Una vez ubicados en los estratos superiores del complejo, gracias a la inestimable ayuda de las escaleras mecánicas, nuestro poeta nos relata que es entonces cuando comienza la verdadera ceremonia. En las tiendas, diseñadas sin puerta, para que no perdamos el tiempo en abrir o cerrar, para que, en definitiva, podamos franquear su umbral sin malgastar energía, nos adentramos en un territorio magnético pero hostil al mismo tiempo. Existe entre las tiendas una especie de vibración inmanente que se filtra por cada poro de tu cerebro, y que parece murmurarte: “cómprame…”. La luz es lo suficientemente luminosa como para que no pierdas detalle del envolvente espectáculo que acontece en los escaparates, donde se ostentan las mercancías que lucen como ídolos sagrados pero perversos; aunque también lo suficientemente tétrica o sonámbula como para que no conserves la lucidez suficiente.
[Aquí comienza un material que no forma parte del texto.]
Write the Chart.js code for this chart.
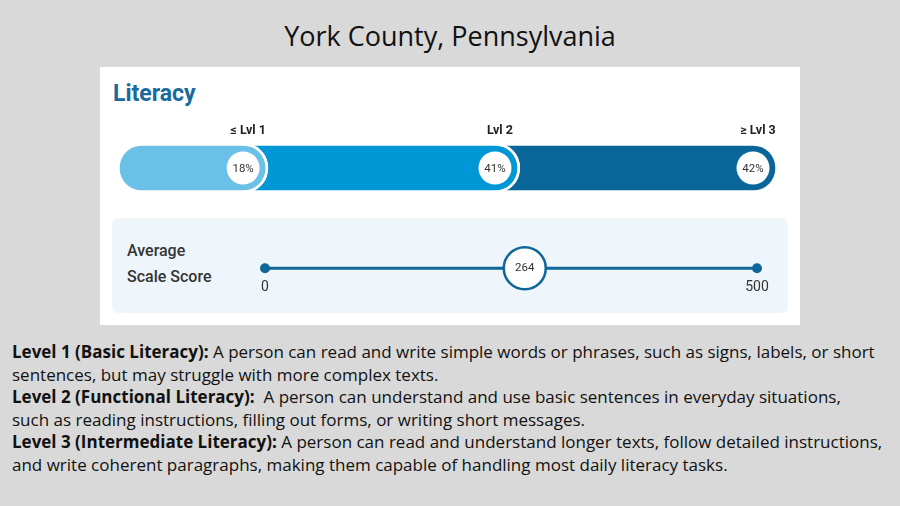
<!DOCTYPE html>
<html>
<head>
<meta charset="utf-8">
<script src="https://cdn.jsdelivr.net/npm/chart.js@4/dist/chart.umd.min.js"></script>
<style>
  body { margin: 0; width: 900px; height: 506px; background: #d9d9d9; overflow: hidden; position: relative; font-family: "Open Sans", sans-serif; }
  .title { position: absolute; left: 0; width: 900px; top: 17px; text-align: center; font-size: 27px; color: #111; }
  .card { position: absolute; left: 100px; top: 67px; width: 700px; height: 258px; background: #fff; }
  .card h2 { position: absolute; left: 13px; top: 13px; margin: 0; font-family: Roboto, sans-serif; font-weight: 700; font-size: 23px; color: #1b6a9c; }
  .panel { position: absolute; left: 12px; top: 151px; width: 676px; height: 95px; background: #eef6fb; border-radius: 6px; }
  .panel span { position: absolute; left: 15px; top: 20px; font-family: Roboto, sans-serif; font-weight: 500; font-size: 16px; line-height: 26px; color: #333; }
  canvas { position: absolute; }
  .notes { position: absolute; left: 12px; top: 341px; font-size: 17px; line-height: 22.6px; color: #111; white-space: nowrap; }
</style>
</head>
<body>
<div class="title">York County, Pennsylvania</div>
<div class="card">
  <h2>Literacy</h2>
  <div class="panel"><span>Average<br>Scale Score</span></div>
</div>
<canvas id="barChart" width="700" height="116" style="left:100px; top:110px;"></canvas>
<canvas id="scoreChart" width="560" height="80" style="left:240px; top:230px;"></canvas>
<div class="notes">
  <b>Level 1 (Basic Literacy):</b> A person can read and write simple words or phrases, such as signs, labels, or short<br>
  sentences, but may struggle with more complex texts.<br>
  <b>Level 2 (Functional Literacy):</b>&nbsp; A person can understand and use basic sentences in everyday situations,<br>
  such as reading instructions, filling out forms, or writing short messages.<br>
  <b>Level 3 (Intermediate Literacy):</b> A person can read and understand longer texts, follow detailed instructions,<br>
  and write coherent paragraphs, making them capable of handling most daily literacy tasks.
</div>
<script>
// datos
const levelLabels = ['≤ Lvl 1', 'Lvl 2', '≥ Lvl 3'];
const levelShares = [18, 41, 42];
const scoreRange = [0, 500];
const averageScore = [264];

const levelColors = ['#6bc0e7', '#0097d7', '#0a6699'];
const sliderBlue = '#0f6699';
const capPad = 6.6; // espacio para el extremo redondeado

// acumulado de porcentajes
let running = 0;
const levelEnds = levelShares.map(v => running += v);

// circulos con porcentaje y etiquetas arriba
const barLabels = {
    id: 'barLabels',
    afterDatasetsDraw(chart) {
        const ctx = chart.ctx;
        chart.data.datasets.forEach((ds, i) => {
            const bar = chart.getDatasetMeta(i).data[0];
            const cx = bar.x - 25;
            ctx.save();
            ctx.beginPath();
            ctx.arc(cx, bar.y, 16.5, 0, Math.PI * 2);
            ctx.fillStyle = '#fff';
            ctx.fill();
            ctx.fillStyle = '#333';
            ctx.font = '11.5px Roboto';
            ctx.textAlign = 'center';
            ctx.textBaseline = 'middle';
            ctx.fillText(levelShares[i] + '%', cx, bar.y + 1);
            ctx.fillStyle = '#222';
            ctx.font = 'bold 12.5px Roboto';
            ctx.fillText(levelLabels[i], bar.x - 20, 21);
            ctx.restore();
        });
    }
};

new Chart(document.getElementById('barChart'), {
    type: 'bar',
    data: {
        labels: ['Literacy'],
        datasets: levelShares.map((v, i) => ({
            label: levelLabels[i],
            data: [[-capPad, levelEnds[i]]],
            backgroundColor: levelColors[i],
            borderColor: '#fff',
            borderWidth: 3,
            borderSkipped: false,
            borderRadius: 30,
            barThickness: 50,
            grouped: false
        }))
    },
    options: {
        indexAxis: 'y',
        responsive: false,
        animation: false,
        layout: { padding: { left: 17, right: 22, top: 0, bottom: 0 } },
        scales: {
            x: { display: false, min: -capPad, max: 101 },
            y: { display: false }
        },
        plugins: { legend: { display: false }, tooltip: { enabled: false } }
    },
    plugins: [barLabels]
});

// texto del puntaje dentro del circulo
const scoreLabel = {
    id: 'scoreLabel',
    afterDatasetsDraw(chart) {
        const ctx = chart.ctx;
        const pt = chart.getDatasetMeta(0).data[0];
        ctx.save();
        ctx.fillStyle = '#333';
        ctx.font = '11.5px Roboto';
        ctx.textAlign = 'center';
        ctx.textBaseline = 'middle';
        ctx.fillText(String(averageScore[0]), pt.x, pt.y);
        ctx.restore();
    }
};

new Chart(document.getElementById('scoreChart'), {
    type: 'scatter',
    data: {
        datasets: [
            {
                data: averageScore.map(v => ({ x: v, y: 0 })),
                pointRadius: 21,
                pointBackgroundColor: '#fff',
                pointBorderColor: sliderBlue,
                pointBorderWidth: 2.5,
                clip: false,
                order: 0
            },
            {
                data: scoreRange.map(v => ({ x: v, y: 0 })),
                showLine: true,
                borderColor: sliderBlue,
                borderWidth: 3,
                pointRadius: 5,
                pointBackgroundColor: sliderBlue,
                pointBorderWidth: 0,
                clip: false,
                order: 1
            }
        ]
    },
    options: {
        responsive: false,
        animation: false,
        layout: { padding: { left: 25, right: 43, top: 30, bottom: 17 } },
        scales: {
            x: {
                type: 'linear',
                min: scoreRange[0],
                max: scoreRange[1],
                grid: { display: false, drawTicks: false },
                border: { display: false },
                ticks: { stepSize: 500, color: '#333', font: { family: 'Roboto', size: 14 }, padding: 3, maxRotation: 0 }
            },
            y: { display: false, min: -1, max: 1 }
        },
        plugins: { legend: { display: false }, tooltip: { enabled: false } }
    },
    plugins: [scoreLabel]
});
</script>
</body>
</html>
Otro acontecimiento sumamente intrigante, nos comenta el filósofo, reside en las rebajas. El mismo concepto de rebajas entraña algo de por sí bastante demoníaco. Ni siquiera ante la presencia del Papa o frente a la mismísima Meca se aglutinan tal cantidad de cuerpos. Torrentes infinitos de personas asaltan las tiendas coma una horda de bárbaros dispuestos a saquear Roma. Algunos de ellos aparecen con un extraño trapo que les cubre nariz y boca, quizás para que no les identifiquen, o quizás porque se trata de gente muy enferma que imagina próximo el apocalipsis. En cualquier caso, se trata de un espectáculo dantesco. La gente corre de un lado para otro del establecimiento como una manada de búfalos, arramplando con todo lo que pueden, tirando sin perjuicio todo lo que no les sirve. Los vestuarios se parecen a los camerinos de actores de una gran producción cinematográfica. En un momento dado, se planta ante mí una gorda del tamaño de una ballena jorobada tratando de probarse una camisita de esas que te dejan la barriga al aire y que parecen de la talla de una criatura de siete años. Colas inmensas de seres humanos o de fanáticos se prolongan por centenares de metros, confundiéndose con las de las otras tiendas o incluso con las de otros templos aledaños, y entonces pienso en Él, en Víctor Gruen, uno de los primeros ideólogos de estos aberrantes lugares, y me compadezco de él, pues se trata del producto de una eterna y terrible soledad, representan, paradójicamente, lo más vacuo de nuestra sociedad, el persistente vacío de todo cuanto nos rodea. La creación de un entorno “idílico” donde la gente, aun sintiéndose pequeña y a pesar de su fragilidad, pueda experimentar una sensación de trascendencia. Este ha sido siempre el verdadero y auténtico propósito del Templo.